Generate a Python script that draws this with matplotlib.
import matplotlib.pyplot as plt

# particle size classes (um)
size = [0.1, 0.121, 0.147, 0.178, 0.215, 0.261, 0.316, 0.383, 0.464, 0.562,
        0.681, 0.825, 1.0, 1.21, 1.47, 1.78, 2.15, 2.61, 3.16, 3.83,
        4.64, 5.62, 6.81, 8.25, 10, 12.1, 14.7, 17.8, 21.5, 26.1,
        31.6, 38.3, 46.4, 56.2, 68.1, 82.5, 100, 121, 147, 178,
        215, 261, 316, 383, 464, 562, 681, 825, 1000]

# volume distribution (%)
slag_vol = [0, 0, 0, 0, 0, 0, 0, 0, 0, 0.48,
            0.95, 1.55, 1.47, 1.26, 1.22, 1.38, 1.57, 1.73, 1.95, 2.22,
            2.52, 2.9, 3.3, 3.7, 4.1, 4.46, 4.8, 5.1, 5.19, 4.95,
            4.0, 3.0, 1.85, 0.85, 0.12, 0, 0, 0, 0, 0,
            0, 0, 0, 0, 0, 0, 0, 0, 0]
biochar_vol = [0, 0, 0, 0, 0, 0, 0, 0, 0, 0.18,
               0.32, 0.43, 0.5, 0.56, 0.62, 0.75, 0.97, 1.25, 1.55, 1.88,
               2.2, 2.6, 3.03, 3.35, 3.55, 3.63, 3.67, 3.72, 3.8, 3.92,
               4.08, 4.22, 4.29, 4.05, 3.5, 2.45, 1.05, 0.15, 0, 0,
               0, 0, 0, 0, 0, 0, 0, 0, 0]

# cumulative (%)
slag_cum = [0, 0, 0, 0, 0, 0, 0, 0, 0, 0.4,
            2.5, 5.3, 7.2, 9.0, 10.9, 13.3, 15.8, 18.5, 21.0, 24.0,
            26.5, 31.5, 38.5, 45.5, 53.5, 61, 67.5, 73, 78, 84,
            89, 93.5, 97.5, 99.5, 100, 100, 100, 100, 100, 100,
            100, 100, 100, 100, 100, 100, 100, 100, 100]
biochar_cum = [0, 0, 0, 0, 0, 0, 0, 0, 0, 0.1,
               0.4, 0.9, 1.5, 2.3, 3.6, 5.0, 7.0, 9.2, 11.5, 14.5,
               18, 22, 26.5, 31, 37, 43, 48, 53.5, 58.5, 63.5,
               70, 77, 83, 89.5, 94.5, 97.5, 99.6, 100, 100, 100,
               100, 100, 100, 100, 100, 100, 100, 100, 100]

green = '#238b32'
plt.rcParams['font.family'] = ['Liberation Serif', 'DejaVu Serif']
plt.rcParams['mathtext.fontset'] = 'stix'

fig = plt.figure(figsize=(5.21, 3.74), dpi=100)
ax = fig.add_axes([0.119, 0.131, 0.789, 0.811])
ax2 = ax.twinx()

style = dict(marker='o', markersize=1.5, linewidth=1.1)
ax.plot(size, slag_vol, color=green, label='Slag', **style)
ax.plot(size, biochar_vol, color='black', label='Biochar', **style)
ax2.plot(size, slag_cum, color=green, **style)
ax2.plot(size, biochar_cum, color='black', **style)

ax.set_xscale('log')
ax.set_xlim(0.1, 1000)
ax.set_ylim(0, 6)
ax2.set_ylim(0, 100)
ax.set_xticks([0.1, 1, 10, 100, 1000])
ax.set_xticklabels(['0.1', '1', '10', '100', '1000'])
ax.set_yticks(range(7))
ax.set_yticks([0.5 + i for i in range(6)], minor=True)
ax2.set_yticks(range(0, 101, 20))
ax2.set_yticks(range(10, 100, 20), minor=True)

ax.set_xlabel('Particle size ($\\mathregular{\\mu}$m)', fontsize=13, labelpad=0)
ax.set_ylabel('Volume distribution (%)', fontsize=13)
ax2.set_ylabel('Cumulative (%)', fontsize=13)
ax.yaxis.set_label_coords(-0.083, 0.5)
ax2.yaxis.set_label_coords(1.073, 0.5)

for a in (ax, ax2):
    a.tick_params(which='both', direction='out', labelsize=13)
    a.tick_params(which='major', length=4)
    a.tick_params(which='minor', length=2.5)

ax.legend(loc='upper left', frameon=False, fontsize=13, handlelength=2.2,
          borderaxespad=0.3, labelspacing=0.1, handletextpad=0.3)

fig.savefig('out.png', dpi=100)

__Exercise details__.
Set down every line of the listing above again, exactly as given.

__Problem solution__.
Generate a Python script that draws this with matplotlib.
import matplotlib.pyplot as plt

# particle size classes (um)
size = [0.1, 0.121, 0.147, 0.178, 0.215, 0.261, 0.316, 0.383, 0.464, 0.562,
        0.681, 0.825, 1.0, 1.21, 1.47, 1.78, 2.15, 2.61, 3.16, 3.83,
        4.64, 5.62, 6.81, 8.25, 10, 12.1, 14.7, 17.8, 21.5, 26.1,
        31.6, 38.3, 46.4, 56.2, 68.1, 82.5, 100, 121, 147, 178,
        215, 261, 316, 383, 464, 562, 681, 825, 1000]

# volume distribution (%)
slag_vol = [0, 0, 0, 0, 0, 0, 0, 0, 0, 0.48,
            0.95, 1.55, 1.47, 1.26, 1.22, 1.38, 1.57, 1.73, 1.95, 2.22,
            2.52, 2.9, 3.3, 3.7, 4.1, 4.46, 4.8, 5.1, 5.19, 4.95,
            4.0, 3.0, 1.85, 0.85, 0.12, 0, 0, 0, 0, 0,
            0, 0, 0, 0, 0, 0, 0, 0, 0]
biochar_vol = [0, 0, 0, 0, 0, 0, 0, 0, 0, 0.18,
               0.32, 0.43, 0.5, 0.56, 0.62, 0.75, 0.97, 1.25, 1.55, 1.88,
               2.2, 2.6, 3.03, 3.35, 3.55, 3.63, 3.67, 3.72, 3.8, 3.92,
               4.08, 4.22, 4.29, 4.05, 3.5, 2.45, 1.05, 0.15, 0, 0,
               0, 0, 0, 0, 0, 0, 0, 0, 0]

# cumulative (%)
slag_cum = [0, 0, 0, 0, 0, 0, 0, 0, 0, 0.4,
            2.5, 5.3, 7.2, 9.0, 10.9, 13.3, 15.8, 18.5, 21.0, 24.0,
            26.5, 31.5, 38.5, 45.5, 53.5, 61, 67.5, 73, 78, 84,
            89, 93.5, 97.5, 99.5, 100, 100, 100, 100, 100, 100,
            100, 100, 100, 100, 100, 100, 100, 100, 100]
biochar_cum = [0, 0, 0, 0, 0, 0, 0, 0, 0, 0.1,
               0.4, 0.9, 1.5, 2.3, 3.6, 5.0, 7.0, 9.2, 11.5, 14.5,
               18, 22, 26.5, 31, 37, 43, 48, 53.5, 58.5, 63.5,
               70, 77, 83, 89.5, 94.5, 97.5, 99.6, 100, 100, 100,
               100, 100, 100, 100, 100, 100, 100, 100, 100]

green = '#238b32'
plt.rcParams['font.family'] = ['Liberation Serif', 'DejaVu Serif']
plt.rcParams['mathtext.fontset'] = 'stix'

fig = plt.figure(figsize=(5.21, 3.74), dpi=100)
ax = fig.add_axes([0.119, 0.131, 0.789, 0.811])
ax2 = ax.twinx()

style = dict(marker='o', markersize=1.5, linewidth=1.1)
ax.plot(size, slag_vol, color=green, label='Slag', **style)
ax.plot(size, biochar_vol, color='black', label='Biochar', **style)
ax2.plot(size, slag_cum, color=green, **style)
ax2.plot(size, biochar_cum, color='black', **style)

ax.set_xscale('log')
ax.set_xlim(0.1, 1000)
ax.set_ylim(0, 6)
ax2.set_ylim(0, 100)
ax.set_xticks([0.1, 1, 10, 100, 1000])
ax.set_xticklabels(['0.1', '1', '10', '100', '1000'])
ax.set_yticks(range(7))
ax.set_yticks([0.5 + i for i in range(6)], minor=True)
ax2.set_yticks(range(0, 101, 20))
ax2.set_yticks(range(10, 100, 20), minor=True)

ax.set_xlabel('Particle size ($\\mathregular{\\mu}$m)', fontsize=13, labelpad=0)
ax.set_ylabel('Volume distribution (%)', fontsize=13)
ax2.set_ylabel('Cumulative (%)', fontsize=13)
ax.yaxis.set_label_coords(-0.083, 0.5)
ax2.yaxis.set_label_coords(1.073, 0.5)

for a in (ax, ax2):
    a.tick_params(which='both', direction='out', labelsize=13)
    a.tick_params(which='major', length=4)
    a.tick_params(which='minor', length=2.5)

ax.legend(loc='upper left', frameon=False, fontsize=13, handlelength=2.2,
          borderaxespad=0.3, labelspacing=0.1, handletextpad=0.3)

fig.savefig('out.png', dpi=100)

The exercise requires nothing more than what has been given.